I do have a copy of their marriage license from Harris County, Texas, issued January 19, 1900:
It indicates that the marriage was solemnized on January 21 by Rev. Peter Litwora, Roman Catholic priest in Bremond, Texas, Robertson County. Which brought up the question: Why Bremond? Why not marry in Houston?
I don't have the answers, but I have a theory.
Bremond was founded in 1869 with a right-of-way through it to the Houston and Texas Central Railway Company. One of the latter's investors included William Marsh Rice, namesake of Rice University in Houston, whose first wife was the daughter of Paul Bremond, a railroad executive for whom the town was named. The first settlers were railway workmen and merchants who had followed the construction from Houston. Charles was a locomotive fireman (at least according to the 1910, 1920, and 1930 census - can't find him on 1900 yet).
I do know that he was in Texas by 1892. St. Mary's Catholic Church has a record of his marriage to Stefanie Jasielonis on January 10 of that year. Church records also show the births of three children. JoAnne was born and died in February, 1893, in nearby Hearne (also on the Houston and Texas Central Railway), and is buried at St. Mary's Cemetery. Mary was baptized in February, 1895 - her godmother was Stefanie's sister Anna, who died at age 23 and was buried at St. Mary's Cemetery the following year.
Charles' and Stefanie's third daughter Anna Marie was born in January 1899, and Stefanie had died by August of that year. Church records also record the marriage of Charles and Elizabeth in January 1900, after (family stories say) Charles advertised for a new wife back in the old country. Charles' younger brother Joseph obtained a marriage license the same day as Charles in Houston to marry Policina "Pauline" Cuniowskuna/Cylcernok (another one whose last name is spelled different ways in different documents).

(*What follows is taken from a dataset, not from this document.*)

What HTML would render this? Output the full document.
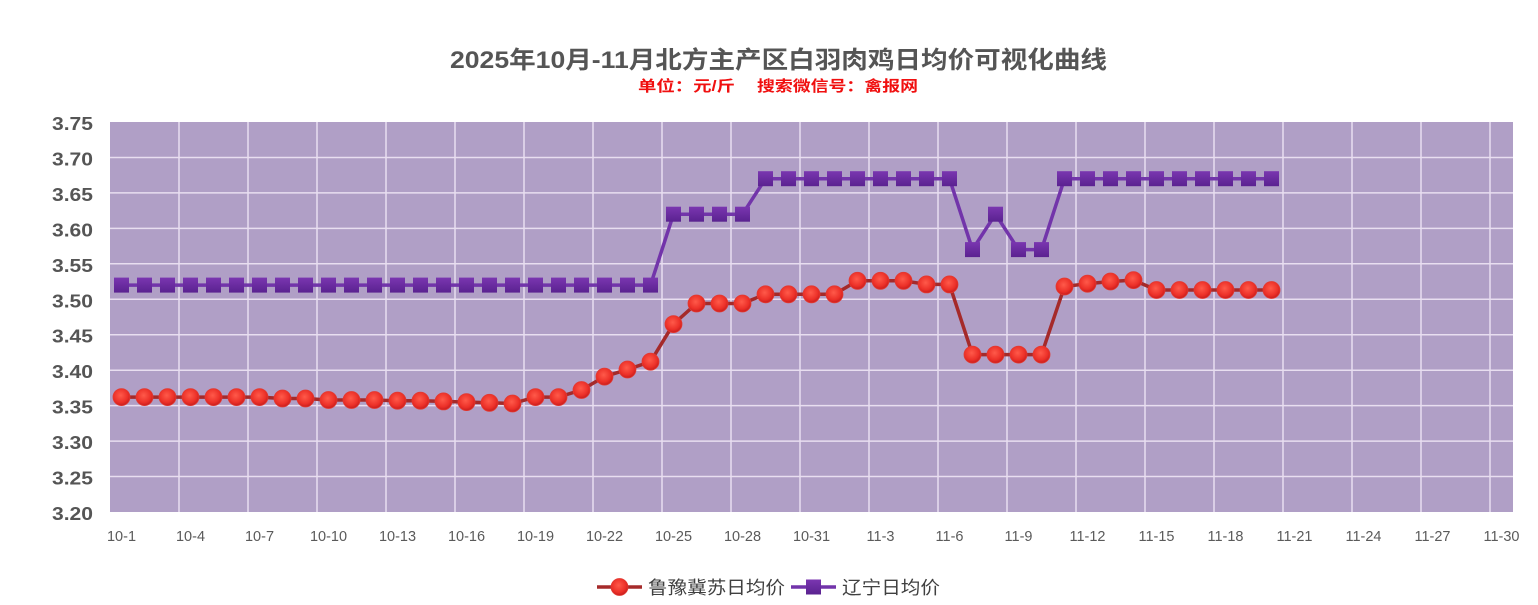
<!DOCTYPE html>
<html><head><meta charset="utf-8"><style>
html,body{margin:0;padding:0;background:#fff;}
svg{display:block;}
</style></head><body>
<svg width="1538" height="605" viewBox="0 0 1538 605" xmlns="http://www.w3.org/2000/svg">
<defs>
<radialGradient id="rg" cx="0.45" cy="0.4" r="0.6">
<stop offset="0" stop-color="#ff5a4a"/><stop offset="0.7" stop-color="#ec3028"/><stop offset="1" stop-color="#c81e1e"/>
</radialGradient>
<linearGradient id="pg" x1="0" y1="0" x2="0" y2="1">
<stop offset="0" stop-color="#7a36b0"/><stop offset="1" stop-color="#5a2290"/>
</linearGradient>
<circle id="m" r="8.5" fill="url(#rg)" stroke="#e23a32" stroke-width="0.8"/>
<rect id="s" x="-7.5" y="-7.5" width="15" height="15" fill="url(#pg)"/>
</defs>
<rect width="1538" height="605" fill="#fff"/>
<text x="450" y="68" font-family="Liberation Sans, Noto Sans CJK SC, sans-serif" font-weight="bold" font-size="24" fill="#555" textLength="657" lengthAdjust="spacingAndGlyphs">2025年10月-11月北方主产区白羽肉鸡日均价可视化曲线</text>
<text x="638" y="91" font-family="Liberation Sans, Noto Sans CJK SC, sans-serif" font-weight="bold" font-size="15" fill="#f01010" textLength="97" lengthAdjust="spacingAndGlyphs">单位：元/斤</text>
<text x="757" y="91" font-family="Liberation Sans, Noto Sans CJK SC, sans-serif" font-weight="bold" font-size="15" fill="#f01010" textLength="161" lengthAdjust="spacingAndGlyphs">搜索微信号：禽报网</text>
<rect x="110" y="122" width="1403" height="390" fill="#b09fc6"/>
<g stroke="#e8def0" stroke-width="1.5">
<line x1="110" y1="476.5" x2="1513" y2="476.5"/><line x1="110" y1="441.1" x2="1513" y2="441.1"/><line x1="110" y1="405.6" x2="1513" y2="405.6"/><line x1="110" y1="370.2" x2="1513" y2="370.2"/><line x1="110" y1="334.7" x2="1513" y2="334.7"/><line x1="110" y1="299.3" x2="1513" y2="299.3"/><line x1="110" y1="263.8" x2="1513" y2="263.8"/><line x1="110" y1="228.4" x2="1513" y2="228.4"/><line x1="110" y1="192.9" x2="1513" y2="192.9"/><line x1="110" y1="157.5" x2="1513" y2="157.5"/>
<line x1="179" y1="122" x2="179" y2="512"/><line x1="248" y1="122" x2="248" y2="512"/><line x1="317" y1="122" x2="317" y2="512"/><line x1="386" y1="122" x2="386" y2="512"/><line x1="455" y1="122" x2="455" y2="512"/><line x1="524" y1="122" x2="524" y2="512"/><line x1="593" y1="122" x2="593" y2="512"/><line x1="662" y1="122" x2="662" y2="512"/><line x1="731" y1="122" x2="731" y2="512"/><line x1="800" y1="122" x2="800" y2="512"/><line x1="869" y1="122" x2="869" y2="512"/><line x1="938" y1="122" x2="938" y2="512"/><line x1="1007" y1="122" x2="1007" y2="512"/><line x1="1076" y1="122" x2="1076" y2="512"/><line x1="1145" y1="122" x2="1145" y2="512"/><line x1="1214" y1="122" x2="1214" y2="512"/><line x1="1283" y1="122" x2="1283" y2="512"/><line x1="1352" y1="122" x2="1352" y2="512"/><line x1="1421" y1="122" x2="1421" y2="512"/><line x1="1490" y1="122" x2="1490" y2="512"/>
</g>
<g font-family="Liberation Sans, sans-serif" font-weight="bold" font-size="18" fill="#555">
<text x="52" y="130" textLength="41" lengthAdjust="spacingAndGlyphs">3.75</text>
<text x="52" y="165.5" textLength="41" lengthAdjust="spacingAndGlyphs">3.70</text>
<text x="52" y="201" textLength="41" lengthAdjust="spacingAndGlyphs">3.65</text>
<text x="52" y="236.4" textLength="41" lengthAdjust="spacingAndGlyphs">3.60</text>
<text x="52" y="271.8" textLength="41" lengthAdjust="spacingAndGlyphs">3.55</text>
<text x="52" y="307.3" textLength="41" lengthAdjust="spacingAndGlyphs">3.50</text>
<text x="52" y="342.7" textLength="41" lengthAdjust="spacingAndGlyphs">3.45</text>
<text x="52" y="378.2" textLength="41" lengthAdjust="spacingAndGlyphs">3.40</text>
<text x="52" y="413.6" textLength="41" lengthAdjust="spacingAndGlyphs">3.35</text>
<text x="52" y="449.1" textLength="41" lengthAdjust="spacingAndGlyphs">3.30</text>
<text x="52" y="484.5" textLength="41" lengthAdjust="spacingAndGlyphs">3.25</text>
<text x="52" y="520" textLength="41" lengthAdjust="spacingAndGlyphs">3.20</text>
</g>
<g font-family="Liberation Sans, sans-serif" font-size="14.5" fill="#5a5a5a" text-anchor="middle">
<text x="121.5" y="541">10-1</text><text x="190.5" y="541">10-4</text><text x="259.5" y="541">10-7</text><text x="328.5" y="541">10-10</text><text x="397.5" y="541">10-13</text><text x="466.5" y="541">10-16</text><text x="535.5" y="541">10-19</text><text x="604.5" y="541">10-22</text><text x="673.5" y="541">10-25</text><text x="742.5" y="541">10-28</text><text x="811.5" y="541">10-31</text><text x="880.5" y="541">11-3</text><text x="949.5" y="541">11-6</text><text x="1018.5" y="541">11-9</text><text x="1087.5" y="541">11-12</text><text x="1156.5" y="541">11-15</text><text x="1225.5" y="541">11-18</text><text x="1294.5" y="541">11-21</text><text x="1363.5" y="541">11-24</text><text x="1432.5" y="541">11-27</text><text x="1501.5" y="541">11-30</text>
</g>
<!-- purple series -->
<polyline fill="none" stroke="#7234aa" stroke-width="3.5" stroke-linejoin="round" points="121.5,285.1 650.5,285.1 673.5,214.2 742.5,214.2 765.5,178.7 949.5,178.7 972.5,249.6 995.5,214.2 1018.5,249.6 1041.5,249.6 1064.5,178.7 1271.5,178.7"/>
<g fill="url(#pg)">
<use href="#s" x="121.5" y="285.1"/><use href="#s" x="144.5" y="285.1"/><use href="#s" x="167.5" y="285.1"/><use href="#s" x="190.5" y="285.1"/><use href="#s" x="213.5" y="285.1"/><use href="#s" x="236.5" y="285.1"/><use href="#s" x="259.5" y="285.1"/><use href="#s" x="282.5" y="285.1"/><use href="#s" x="305.5" y="285.1"/><use href="#s" x="328.5" y="285.1"/><use href="#s" x="351.5" y="285.1"/><use href="#s" x="374.5" y="285.1"/><use href="#s" x="397.5" y="285.1"/><use href="#s" x="420.5" y="285.1"/><use href="#s" x="443.5" y="285.1"/><use href="#s" x="466.5" y="285.1"/><use href="#s" x="489.5" y="285.1"/><use href="#s" x="512.5" y="285.1"/><use href="#s" x="535.5" y="285.1"/><use href="#s" x="558.5" y="285.1"/><use href="#s" x="581.5" y="285.1"/><use href="#s" x="604.5" y="285.1"/><use href="#s" x="627.5" y="285.1"/><use href="#s" x="650.5" y="285.1"/>
<use href="#s" x="673.5" y="214.2"/><use href="#s" x="696.5" y="214.2"/><use href="#s" x="719.5" y="214.2"/><use href="#s" x="742.5" y="214.2"/>
<use href="#s" x="765.5" y="178.7"/><use href="#s" x="788.5" y="178.7"/><use href="#s" x="811.5" y="178.7"/><use href="#s" x="834.5" y="178.7"/><use href="#s" x="857.5" y="178.7"/><use href="#s" x="880.5" y="178.7"/><use href="#s" x="903.5" y="178.7"/><use href="#s" x="926.5" y="178.7"/><use href="#s" x="949.5" y="178.7"/>
<use href="#s" x="972.5" y="249.6"/><use href="#s" x="995.5" y="214.2"/><use href="#s" x="1018.5" y="249.6"/><use href="#s" x="1041.5" y="249.6"/>
<use href="#s" x="1064.5" y="178.7"/><use href="#s" x="1087.5" y="178.7"/><use href="#s" x="1110.5" y="178.7"/><use href="#s" x="1133.5" y="178.7"/><use href="#s" x="1156.5" y="178.7"/><use href="#s" x="1179.5" y="178.7"/><use href="#s" x="1202.5" y="178.7"/><use href="#s" x="1225.5" y="178.7"/><use href="#s" x="1248.5" y="178.7"/><use href="#s" x="1271.5" y="178.7"/>
</g>
<!-- red series -->
<polyline fill="none" stroke="#a52a2a" stroke-width="3.5" stroke-linejoin="round" points="121.5,397.1 144.5,397.1 167.5,397.1 190.5,397.1 213.5,397.1 236.5,397.1 259.5,397.1 282.5,398.5 305.5,398.5 328.5,400 351.5,400 374.5,400 397.5,400.7 420.5,400.7 443.5,401.4 466.5,402.1 489.5,402.8 512.5,403.5 535.5,397.1 558.5,397.1 581.5,390 604.5,376.6 627.5,369.5 650.5,361.7 673.5,324.1 696.5,303.5 719.5,303.5 742.5,303.5 765.5,294.3 788.5,294.3 811.5,294.3 834.5,294.3 857.5,280.8 880.5,280.8 903.5,280.8 926.5,284.4 949.5,284.4 972.5,354.6 995.5,354.6 1018.5,354.6 1041.5,354.6 1064.5,286.5 1087.5,283.7 1110.5,281.5 1133.5,280.1 1156.5,290 1179.5,290 1202.5,290 1225.5,290 1248.5,290 1271.5,290"/>
<g>
<use href="#m" x="121.5" y="397.1"/><use href="#m" x="144.5" y="397.1"/><use href="#m" x="167.5" y="397.1"/><use href="#m" x="190.5" y="397.1"/><use href="#m" x="213.5" y="397.1"/><use href="#m" x="236.5" y="397.1"/><use href="#m" x="259.5" y="397.1"/><use href="#m" x="282.5" y="398.5"/><use href="#m" x="305.5" y="398.5"/><use href="#m" x="328.5" y="400"/><use href="#m" x="351.5" y="400"/><use href="#m" x="374.5" y="400"/><use href="#m" x="397.5" y="400.7"/><use href="#m" x="420.5" y="400.7"/><use href="#m" x="443.5" y="401.4"/><use href="#m" x="466.5" y="402.1"/><use href="#m" x="489.5" y="402.8"/><use href="#m" x="512.5" y="403.5"/><use href="#m" x="535.5" y="397.1"/><use href="#m" x="558.5" y="397.1"/><use href="#m" x="581.5" y="390"/><use href="#m" x="604.5" y="376.6"/><use href="#m" x="627.5" y="369.5"/><use href="#m" x="650.5" y="361.7"/><use href="#m" x="673.5" y="324.1"/><use href="#m" x="696.5" y="303.5"/><use href="#m" x="719.5" y="303.5"/><use href="#m" x="742.5" y="303.5"/><use href="#m" x="765.5" y="294.3"/><use href="#m" x="788.5" y="294.3"/><use href="#m" x="811.5" y="294.3"/><use href="#m" x="834.5" y="294.3"/><use href="#m" x="857.5" y="280.8"/><use href="#m" x="880.5" y="280.8"/><use href="#m" x="903.5" y="280.8"/><use href="#m" x="926.5" y="284.4"/><use href="#m" x="949.5" y="284.4"/><use href="#m" x="972.5" y="354.6"/><use href="#m" x="995.5" y="354.6"/><use href="#m" x="1018.5" y="354.6"/><use href="#m" x="1041.5" y="354.6"/><use href="#m" x="1064.5" y="286.5"/><use href="#m" x="1087.5" y="283.7"/><use href="#m" x="1110.5" y="281.5"/><use href="#m" x="1133.5" y="280.1"/><use href="#m" x="1156.5" y="290"/><use href="#m" x="1179.5" y="290"/><use href="#m" x="1202.5" y="290"/><use href="#m" x="1225.5" y="290"/><use href="#m" x="1248.5" y="290"/><use href="#m" x="1271.5" y="290"/>
</g>
<!-- legend -->
<line x1="597" y1="587" x2="642" y2="587" stroke="#a52a2a" stroke-width="3.5"/>
<use href="#m" x="619.5" y="587"/>
<text x="648" y="594" font-family="Liberation Sans, Noto Sans CJK SC, sans-serif" font-size="18" fill="#404040" textLength="137" lengthAdjust="spacingAndGlyphs">鲁豫冀苏日均价</text>
<line x1="791" y1="587" x2="836" y2="587" stroke="#7234aa" stroke-width="3.5"/>
<use href="#s" x="813.5" y="587"/>
<text x="842" y="594" font-family="Liberation Sans, Noto Sans CJK SC, sans-serif" font-size="18" fill="#404040" textLength="98" lengthAdjust="spacingAndGlyphs">辽宁日均价</text>
</svg>
</body></html>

It's not clear where the family was when daughter Elizabeth was born in 1901, but by August 1902, the family was definitely in Houston, as their home at 1314 Railroad Street is where second child Justice died.
St. Mary's Catholic Church, Bremond, TX, circa 1879-1908 |
St. Mary's Catholic Church in Bremond was founded by Polish immigrants. One of their leaders, Joseph Bartula, kept a diary, and wrote a brief history of that community in 1894. I found it interesting that St. Mary's had a Lithuanian priest, Casimir (Kazmierz) Polujanski, from November 1879 through mid-1887. If my great-grandfather immigrated in 1880 or 1882, as some records indicate, he may have met this priest from his homeland, and perhaps felt comfortable at this otherwise-mostly-Polish church.
Bartula clearly did not like Father Polujanski, saying he "could not read or write" (probably not in Polish), and describing him as a "laggard," adding:
He was not a good priest but rather a cheater....He was only good in collecting dollars everwhere [sic]. Over a period of five years he collected several thousand dollars and then he left for Baltimore. There he brought a soloon [sic] from which he had a living.Interestingly, when I did a search on Father Polujanski, I pulled up records from the Archives of Maryland Polonia at the University of Baltimore. Polujanski is recorded as serving as a missionary to a couple of parishes in Pennsylvania in 1900. There is also an interesting letter dated January 7, 1911, from a priest with Assumption Church in Keyser, WV, questioning the Baltimore archdiocese about Polujanski's status as a priest.